┌────────
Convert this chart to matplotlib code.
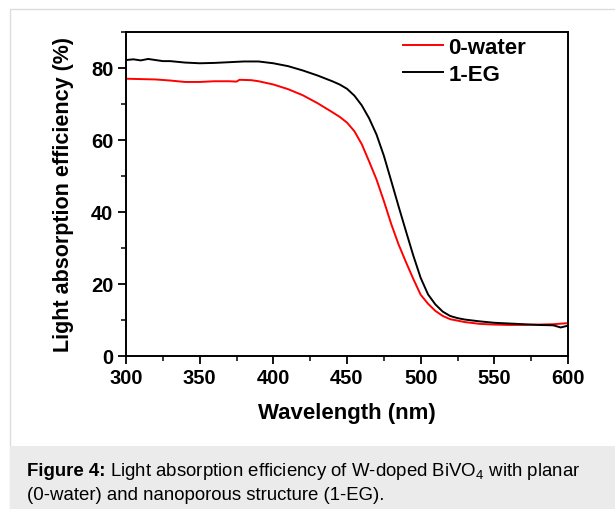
import matplotlib
matplotlib.use("Agg")
import matplotlib.pyplot as plt
from matplotlib.patches import Rectangle
from matplotlib.ticker import MultipleLocator

plt.rcParams['font.family'] = ['Liberation Sans', 'DejaVu Sans']
plt.rcParams['mathtext.fontset'] = 'custom'
plt.rcParams['mathtext.rm'] = 'Liberation Sans'
plt.rcParams['mathtext.it'] = 'Liberation Sans:italic'
plt.rcParams['mathtext.bf'] = 'Liberation Sans:bold'

# ---- data ----
wl_water = [300, 310, 320, 330, 340, 350, 360, 370, 375, 377, 385, 390, 400, 410, 420,
            430, 440, 445, 450, 455, 460, 465, 470, 475, 480, 485, 490, 495, 500, 505,
            510, 515, 520, 530, 540, 550, 560, 570, 580, 590, 600]
abs_water = [77.0, 76.9, 76.8, 76.5, 76.1, 76.1, 76.3, 76.3, 76.2, 76.7, 76.6, 76.3, 75.4,
             74.1, 72.4, 70.2, 67.7, 66.4, 64.8, 62.4, 58.8, 54.0, 49.0, 43.0, 36.6, 30.9,
             26.0, 21.3, 16.9, 14.4, 12.4, 11.0, 10.1, 9.3, 8.8, 8.6, 8.5, 8.5, 8.6, 8.7, 9.0]

wl_eg = [300, 305, 310, 315, 320, 325, 330, 340, 350, 360, 370, 380, 390, 400, 410, 420,
         430, 440, 445, 450, 455, 460, 465, 470, 475, 480, 485, 490, 495, 500, 505, 510,
         515, 520, 525, 530, 540, 550, 560, 570, 580, 590, 595, 600]
abs_eg = [82.2, 82.4, 82.1, 82.5, 82.2, 81.9, 81.9, 81.5, 81.3, 81.4, 81.6, 81.8, 81.8,
          81.3, 80.5, 79.3, 77.9, 76.3, 75.4, 74.2, 72.3, 69.6, 66.0, 61.5, 55.6, 48.6,
          41.5, 34.6, 27.8, 21.6, 17.0, 14.2, 12.2, 11.0, 10.4, 10.0, 9.5, 9.1, 8.9, 8.7,
          8.5, 8.4, 7.8, 8.3]

labels = ['0-water', '1-EG']
colors = ['#ff0000', '#000000']

x_ticks = [300, 350, 400, 450, 500, 550, 600]
y_ticks = [0, 20, 40, 60, 80]

W, H = 615, 510
fig = plt.figure(figsize=(W / 100, H / 100), dpi=100)
fig.patch.set_facecolor('white')

# panel border and caption box
fig.patches.append(Rectangle((10 / W, 0), 1.0, (H - 10) / H, transform=fig.transFigure,
                             facecolor='white', edgecolor='#dcdcdc', lw=1.0, zorder=-2))
fig.patches.append(Rectangle((10 / W, 0), 1.0, (H - 447) / H, transform=fig.transFigure,
                             facecolor='#ebebeb', edgecolor='none', zorder=-1))

ax = fig.add_axes([126 / W, (H - 356.5) / H, (568 - 126) / W, (356.5 - 33) / H])
ax.plot(wl_water, abs_water, color=colors[0], lw=1.4, label=labels[0])
ax.plot(wl_eg, abs_eg, color=colors[1], lw=1.4, label=labels[1])

ax.set_xlim(300, 600)
ax.set_ylim(0, 90)
ax.set_xticks(x_ticks)
ax.set_yticks(y_ticks)
ax.xaxis.set_minor_locator(MultipleLocator(25))
ax.yaxis.set_minor_locator(MultipleLocator(10))
ax.tick_params(which='major', direction='out', length=6, width=1.3, pad=3,
               labelsize=14.5, top=False, right=False)
ax.tick_params(which='minor', direction='out', length=3.5, width=1.1, top=False, right=False)
for lab in ax.get_xticklabels() + ax.get_yticklabels():
    lab.set_fontweight('bold')
for s in ax.spines.values():
    s.set_linewidth(1.4)

ax.set_xlabel('Wavelength (nm)', fontsize=16, fontweight='bold', labelpad=11)
ax.set_ylabel('Light absorption efficiency (%)', fontsize=15.5, fontweight='bold', labelpad=12)

leg = ax.legend(loc='upper left', bbox_to_anchor=(403 / W, (H - 38) / H),
                bbox_transform=fig.transFigure, frameon=False,
                handlelength=1.8, handletextpad=0.25, labelspacing=0.25,
                borderpad=0, borderaxespad=0, prop={'weight': 'bold', 'size': 16})

# caption
t1 = fig.text(27 / W, (H - 476) / H, 'Figure 4:', fontsize=13.4, fontweight='bold',
              va='baseline', ha='left')
fig.canvas.draw()
bb = t1.get_window_extent(renderer=fig.canvas.get_renderer())
fig.text((bb.x1 + 4) / W, (H - 476) / H,
         r'Light absorption efficiency of W-doped BiVO$_{\mathregular{4}}$ with planar',
         fontsize=13.4, va='baseline', ha='left')
fig.text(27 / W, (H - 500) / H, '(0-water) and nanoporous structure (1-EG).',
         fontsize=13.4, va='baseline', ha='left')

fig.savefig('out.png', dpi=100)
└────────
TASK GOAL — Take the lines from the start of the material to the line with "8.6, 8.7, 9.0]", both included, and transcribe them exactly without the pictures.

ANSWER TO THIS PROBLEM —
Convert this chart to matplotlib code.
import matplotlib
matplotlib.use("Agg")
import matplotlib.pyplot as plt
from matplotlib.patches import Rectangle
from matplotlib.ticker import MultipleLocator

plt.rcParams['font.family'] = ['Liberation Sans', 'DejaVu Sans']
plt.rcParams['mathtext.fontset'] = 'custom'
plt.rcParams['mathtext.rm'] = 'Liberation Sans'
plt.rcParams['mathtext.it'] = 'Liberation Sans:italic'
plt.rcParams['mathtext.bf'] = 'Liberation Sans:bold'

# ---- data ----
wl_water = [300, 310, 320, 330, 340, 350, 360, 370, 375, 377, 385, 390, 400, 410, 420,
            430, 440, 445, 450, 455, 460, 465, 470, 475, 480, 485, 490, 495, 500, 505,
            510, 515, 520, 530, 540, 550, 560, 570, 580, 590, 600]
abs_water = [77.0, 76.9, 76.8, 76.5, 76.1, 76.1, 76.3, 76.3, 76.2, 76.7, 76.6, 76.3, 75.4,
             74.1, 72.4, 70.2, 67.7, 66.4, 64.8, 62.4, 58.8, 54.0, 49.0, 43.0, 36.6, 30.9,
             26.0, 21.3, 16.9, 14.4, 12.4, 11.0, 10.1, 9.3, 8.8, 8.6, 8.5, 8.5, 8.6, 8.7, 9.0]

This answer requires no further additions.